Spoon jam into jars, making sure to wipe the lids clean. Any jam on the rim of the jar will prevent a good seal. Once filled and lids with screw bands are tightened on, flip jar over for ten minutes. Flip back over. Leave for 12-24 hours for the jam to gel and the lids to seal. You should hear a soft “plonk” when each seals. Label (cause you always think you will remember cause you're so excited, but you will forget) and store. Refrigerate and use immediately any that do not seal.


kat said...

That jam sounds really good. I've never heard of sealing the jars the way you did, interesting. With our jam we processed them in boilig water for 10 minutes

Mary said...

That is a wonderful combination for a jam. I really bad...I freeze mine, not out of laziness, but to retain color. Your jam is mouthwatering!

Lori said...

Kat- I don't know why I got in this habit. I guess it was from my Mom. I am always afraid that when I process it that the jam will loose its set.

Mary- I always do strawberry freezer jam. It tastes so much more strawberry-ee. This did retain its color and flavor.

Grace said...

yeah, i definitely feel the urge to lick that spoon! it's such a lovely color, and i know it'd taste terrific too. excellent.

Murasaki Shikibu said...

This sounds really good.

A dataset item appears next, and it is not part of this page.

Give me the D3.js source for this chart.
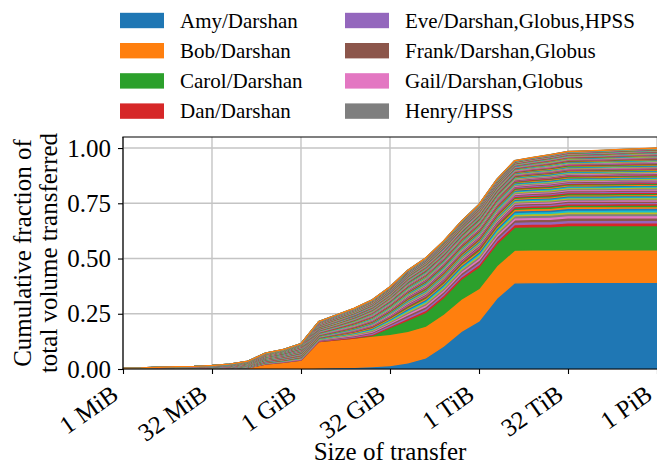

Too bad I don't have the equipment for making this. :P

Murasaki Shikibu said...
This comment has been removed by the author.
Kevin said...

I really like the sound of adding amaretto to a peach jam!

isa said...

Sounds delicious! Peach and Amaretto perfect duo.

mommagirl said...

Could I make this and stick it in the freezer? I made strawberry-peach and strawberry-rhubarb freezer jam last week. And honestly it was my first attempt at making jams or jellies. I'm not sure how all this works!! This recipe looks DELICIOUS! Thanks for your help!

Lori said...

I am so sorry I didnt answer this until now. I have been playing catch up on my emails. Anyway, you definitely could put it in the freezer.